Hacker News new | ask | show | jobs
by naasking 83 days ago
Newer quantization approaches are even better, 4-bits gets you no meaningful loss relative to FP16: https://github.com/z-lab/paroquant

Hopefully Microsoft keeps pushing BitNet too, so only "1.58" bits are needed.

I think fractional representations are only relevant for training at this point, and bf16 is sufficient, no need for fp4 and such.

1 comments

Learned rotations for INT4 are cool! Seems similar to SpinQuant? https://arxiv.org/abs/2405.16406

In my personal opinion I don’t think the 1.58 bit work is going to make it into the mainstream.

Not sure why you think fractional representations are only useful for training? Being able to natively compute in lower precisions can be a huge performance boost at inference time.
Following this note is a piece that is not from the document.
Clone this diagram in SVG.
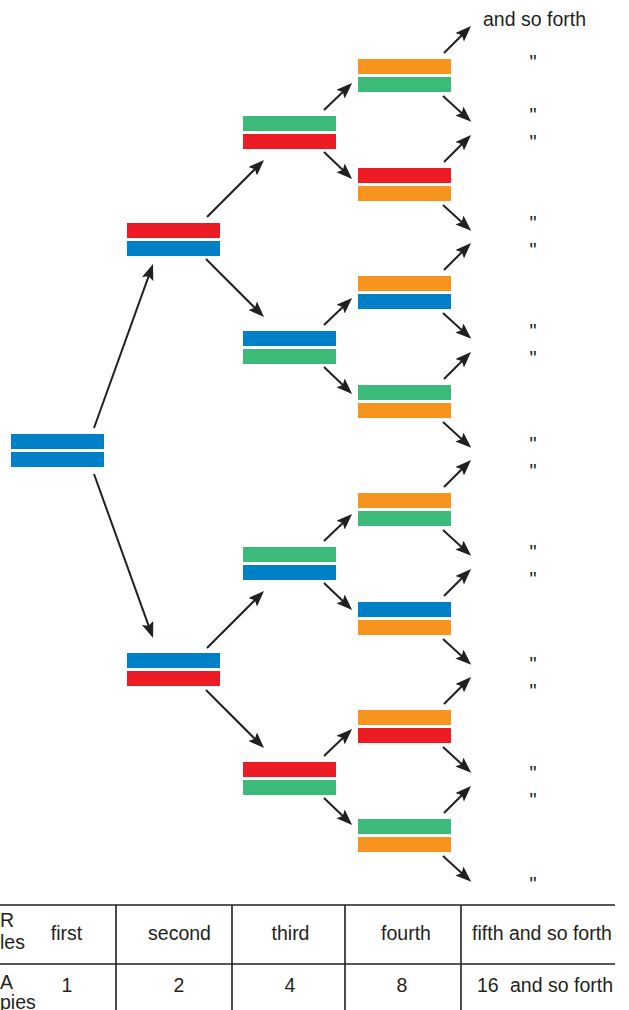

> Learned rotations for INT4 are cool! Seems similar to SpinQuant? https://arxiv.org/abs/2405.16406

Indeed, but much better! More accurate, less time and space overhead, beats AWQ on almost every bench. I hope it becomes the standard.

> In my personal opinion I don’t think the 1.58 bit work is going to make it into the mainstream.

I hope you're wrong! I'm more optimistic. Definitely a bit more work to be done, but still very promising.

> Being able to natively compute in lower precisions can be a huge performance boost at inference time.

ParoQuant is barely worse than FP16. Any less precise fractional representation is going to be worse than just using that IMO.